The other day I experienced the inhuman assault on Christmas.
I was in a cafe, trying to work, counting on the familiar harmony of conversation and music.
But something was wrong. No one was talking, perhaps because the music was eerie. Since I was trying to focus, I didn’t immediately notice the problem. I just kept experiencing an irritation that kept me from concentrating on the paper in front of me.
And so I lifted my head from my notebook and listened. And was disturbed.
What seemed at first to be winter songs and Christmas carols were something else. The melodies were more or less correct -- recognizable as “Silent Night,” “The First Noël,” “Winter Wonderland.” But the voice was generically earnest, a bland baritone bellowing, straining, I felt, from nowhere to nowhere.
And the lyrics were wrong. Not just mistaken here or there, but wrong in a sort of patterned way. All of the specific references to the nativity were expunged, replaced with metaphysical blather (”oh and that sacred star... that sacred star!”).
And the human parts had gone missing as well.

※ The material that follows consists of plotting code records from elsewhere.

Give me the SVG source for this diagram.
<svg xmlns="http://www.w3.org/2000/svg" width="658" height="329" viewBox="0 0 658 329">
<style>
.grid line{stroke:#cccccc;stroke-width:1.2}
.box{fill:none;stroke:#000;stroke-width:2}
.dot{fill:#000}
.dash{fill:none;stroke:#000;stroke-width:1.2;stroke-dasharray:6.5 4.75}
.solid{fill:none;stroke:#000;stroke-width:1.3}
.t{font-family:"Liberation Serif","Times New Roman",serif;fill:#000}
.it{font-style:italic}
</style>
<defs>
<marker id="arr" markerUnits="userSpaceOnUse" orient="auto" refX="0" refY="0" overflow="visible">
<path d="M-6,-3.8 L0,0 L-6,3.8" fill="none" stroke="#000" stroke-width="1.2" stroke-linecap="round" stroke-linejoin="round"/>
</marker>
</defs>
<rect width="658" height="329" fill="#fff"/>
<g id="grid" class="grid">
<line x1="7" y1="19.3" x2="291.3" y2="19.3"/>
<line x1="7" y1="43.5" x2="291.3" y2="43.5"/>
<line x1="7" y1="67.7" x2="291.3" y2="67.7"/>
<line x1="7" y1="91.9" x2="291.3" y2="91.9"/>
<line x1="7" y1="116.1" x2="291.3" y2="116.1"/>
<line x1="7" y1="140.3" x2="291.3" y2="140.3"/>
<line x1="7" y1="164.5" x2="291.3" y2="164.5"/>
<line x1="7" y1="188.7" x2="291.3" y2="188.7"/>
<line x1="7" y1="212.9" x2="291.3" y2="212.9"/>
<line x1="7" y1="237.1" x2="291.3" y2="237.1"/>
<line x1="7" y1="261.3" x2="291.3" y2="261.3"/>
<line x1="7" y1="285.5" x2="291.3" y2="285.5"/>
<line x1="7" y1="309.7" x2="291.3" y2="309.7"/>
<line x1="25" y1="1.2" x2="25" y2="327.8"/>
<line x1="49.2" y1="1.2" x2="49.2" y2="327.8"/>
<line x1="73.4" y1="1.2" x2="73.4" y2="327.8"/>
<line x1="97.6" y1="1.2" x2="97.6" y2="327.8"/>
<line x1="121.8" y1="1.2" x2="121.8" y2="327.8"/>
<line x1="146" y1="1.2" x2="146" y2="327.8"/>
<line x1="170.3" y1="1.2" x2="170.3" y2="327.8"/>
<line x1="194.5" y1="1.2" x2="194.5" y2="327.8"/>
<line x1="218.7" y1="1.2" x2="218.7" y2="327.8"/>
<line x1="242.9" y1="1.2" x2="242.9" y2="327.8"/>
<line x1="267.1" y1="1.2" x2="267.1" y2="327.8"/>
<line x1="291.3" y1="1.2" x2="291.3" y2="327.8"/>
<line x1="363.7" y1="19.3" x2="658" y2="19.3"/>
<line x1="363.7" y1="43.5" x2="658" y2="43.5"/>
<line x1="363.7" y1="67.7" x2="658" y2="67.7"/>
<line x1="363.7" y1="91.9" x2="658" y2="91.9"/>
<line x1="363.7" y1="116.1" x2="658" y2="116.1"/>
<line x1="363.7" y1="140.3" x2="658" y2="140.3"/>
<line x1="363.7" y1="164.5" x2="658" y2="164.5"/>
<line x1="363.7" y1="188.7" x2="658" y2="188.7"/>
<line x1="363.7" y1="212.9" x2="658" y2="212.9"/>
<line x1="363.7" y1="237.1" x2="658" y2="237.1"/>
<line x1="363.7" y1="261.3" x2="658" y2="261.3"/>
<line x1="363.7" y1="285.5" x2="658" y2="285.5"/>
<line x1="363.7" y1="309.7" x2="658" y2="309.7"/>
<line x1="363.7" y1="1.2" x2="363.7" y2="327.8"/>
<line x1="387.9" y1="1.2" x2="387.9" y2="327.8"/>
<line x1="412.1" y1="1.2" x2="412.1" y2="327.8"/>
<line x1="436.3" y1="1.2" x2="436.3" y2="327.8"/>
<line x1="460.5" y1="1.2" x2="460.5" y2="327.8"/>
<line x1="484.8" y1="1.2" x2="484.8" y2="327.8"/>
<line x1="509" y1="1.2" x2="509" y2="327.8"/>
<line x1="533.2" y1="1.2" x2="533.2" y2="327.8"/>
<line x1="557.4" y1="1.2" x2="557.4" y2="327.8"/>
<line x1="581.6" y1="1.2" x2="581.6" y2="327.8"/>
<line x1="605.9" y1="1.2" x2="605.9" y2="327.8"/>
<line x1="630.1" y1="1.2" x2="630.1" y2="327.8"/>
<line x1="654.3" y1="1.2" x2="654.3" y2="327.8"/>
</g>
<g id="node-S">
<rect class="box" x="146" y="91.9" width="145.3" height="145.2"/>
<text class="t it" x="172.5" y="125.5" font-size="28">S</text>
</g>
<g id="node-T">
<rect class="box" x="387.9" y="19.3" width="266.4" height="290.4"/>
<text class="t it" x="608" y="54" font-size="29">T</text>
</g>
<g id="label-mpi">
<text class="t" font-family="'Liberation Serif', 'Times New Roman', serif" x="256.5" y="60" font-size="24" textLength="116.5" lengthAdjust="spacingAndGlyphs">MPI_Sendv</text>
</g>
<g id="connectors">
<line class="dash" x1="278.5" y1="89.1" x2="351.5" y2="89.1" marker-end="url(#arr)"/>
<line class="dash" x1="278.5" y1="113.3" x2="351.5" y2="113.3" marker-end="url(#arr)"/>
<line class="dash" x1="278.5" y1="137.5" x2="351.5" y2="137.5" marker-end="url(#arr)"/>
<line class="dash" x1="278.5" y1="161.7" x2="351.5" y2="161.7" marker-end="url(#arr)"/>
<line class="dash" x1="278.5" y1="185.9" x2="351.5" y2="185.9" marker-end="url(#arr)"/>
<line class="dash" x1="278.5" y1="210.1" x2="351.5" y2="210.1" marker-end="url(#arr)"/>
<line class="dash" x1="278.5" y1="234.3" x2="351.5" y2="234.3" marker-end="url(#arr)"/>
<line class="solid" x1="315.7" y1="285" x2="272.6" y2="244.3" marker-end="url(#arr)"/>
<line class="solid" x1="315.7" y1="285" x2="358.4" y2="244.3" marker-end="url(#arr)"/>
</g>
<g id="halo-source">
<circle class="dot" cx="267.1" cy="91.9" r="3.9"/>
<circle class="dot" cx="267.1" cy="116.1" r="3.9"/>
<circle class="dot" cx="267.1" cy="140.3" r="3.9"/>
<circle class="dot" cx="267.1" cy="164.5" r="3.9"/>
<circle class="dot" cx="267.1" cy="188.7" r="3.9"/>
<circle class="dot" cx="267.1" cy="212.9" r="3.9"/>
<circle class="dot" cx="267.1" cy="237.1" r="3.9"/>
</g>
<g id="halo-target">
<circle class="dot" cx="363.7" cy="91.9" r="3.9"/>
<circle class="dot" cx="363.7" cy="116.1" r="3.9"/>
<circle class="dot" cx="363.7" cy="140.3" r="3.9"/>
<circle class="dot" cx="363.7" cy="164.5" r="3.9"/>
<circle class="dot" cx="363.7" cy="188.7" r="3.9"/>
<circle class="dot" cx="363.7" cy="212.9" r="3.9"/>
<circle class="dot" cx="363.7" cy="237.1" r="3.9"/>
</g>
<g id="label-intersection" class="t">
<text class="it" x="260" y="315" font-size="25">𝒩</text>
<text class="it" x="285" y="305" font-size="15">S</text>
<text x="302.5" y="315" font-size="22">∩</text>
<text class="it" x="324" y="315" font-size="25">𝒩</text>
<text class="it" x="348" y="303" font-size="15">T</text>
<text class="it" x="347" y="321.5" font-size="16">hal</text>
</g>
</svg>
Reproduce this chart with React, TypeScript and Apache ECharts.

In “Winter Wonderland,” which is a love song, we should hear this nice couplet about a pair taking a walk:
In the meadow, we can build a snowman
And pretend that he is Parson Brown
In the song as I heard it in the café, that lyric became:
In the meadow we can find a snowman
And pretend that he is a nice old guy
That was then followed by some meaningless verbiage about dancing the night away, where “guy” is lamely rhymed with the sun being high. Again, the actual song:
In the meadow, we can build a snowman
And pretend that he is Parson Brown
He’ll say, “Are you married?” We’ll say, “No man,
But you can do the job when you’re in town.”
In these four lines we hear so much. The young couple are doing something together, and telling a story to each other about what they are doing. Parson Brown, inside the fantasy world we share, is a specific person with attributes, which we imagine by reference to the snowman. Their attitude to him is playful yet respectful. The lovers are not yet married but they want to be. They are outside the rules for the moment, acting out their love in public, but they understand the conventions and want to join them. The layers in these lines descend gently upon the listener, like snowfall in sunlight.
My mind was awaiting all that; the vacuum of “nice old guy” strained the neurons, or the soul.
I first heard “Winter Wonderland” about forty years after Richard Bernhard Smith died in 1935; fifty more years have passed since then. Behind that lyric is an actual man, inspired by snowfall in a park, who no doubt knew something about romance; a young man ill with tuberculosis, who would die months after writing the lyric; and then the song lives after him, preserving his own playful sense of how we might be together, passed on from those who sing to those who listen.
The art lives until it is killed. What, in this case, is killing the song? Killing Christmas? Killing civilization? It is a set of algorithms that we flatteringly call AI, or artificial intelligence. My guess would be that someone, somewhere, entered an instruction to generate winter and Christmas songs that avoided “controversial” subjects such as divine and human love. And so we get mush. In a reverse sublimation, the sacred becomes slop.
In our politics, we have the idea that Christmas has somehow been sullied by all the foreigners. But who are the true aliens in this Christmas story? The non-human entities. The example of the tortured winter song is just one of many. Basic cultural forms are weakened under the assault of algorithms designed to monopolize attention: classroom teaching; sharing of food, simple conversation; holiday ritual. Music.
People, of course, make money on this. A few people make a lot of money. And, in some notable cases. they are the very people who tell us that foreigners are destroying our civilization, are taking Christmas away from us, and all the rest. The people who profit from the culture-wrecking machines blame other people, who have nothing to do with it. And meanwhile those who actually sing the songs have trouble finding listeners.
“Winter Wonderland” is a light bit of music, with a subtle message about romance, one that requires some patience and some experience and a sense of humor. Any references there might be to the holiday itself are indirect and playful: the imaginary parson with the melting reproof, the wandering unmarried couple.
“And she brought forth her firstborn son, and wrapped him in swaddling clothes, and laid him in a manger; because there was no room for them in the inn.” The carols bear a message about love, one that that no machine will understand, and that those who profit from the machine perhaps do not want us to understand. Love begins humbly, takes risks, recognizes the other, ends in pain, returns as song. And begins humbly again.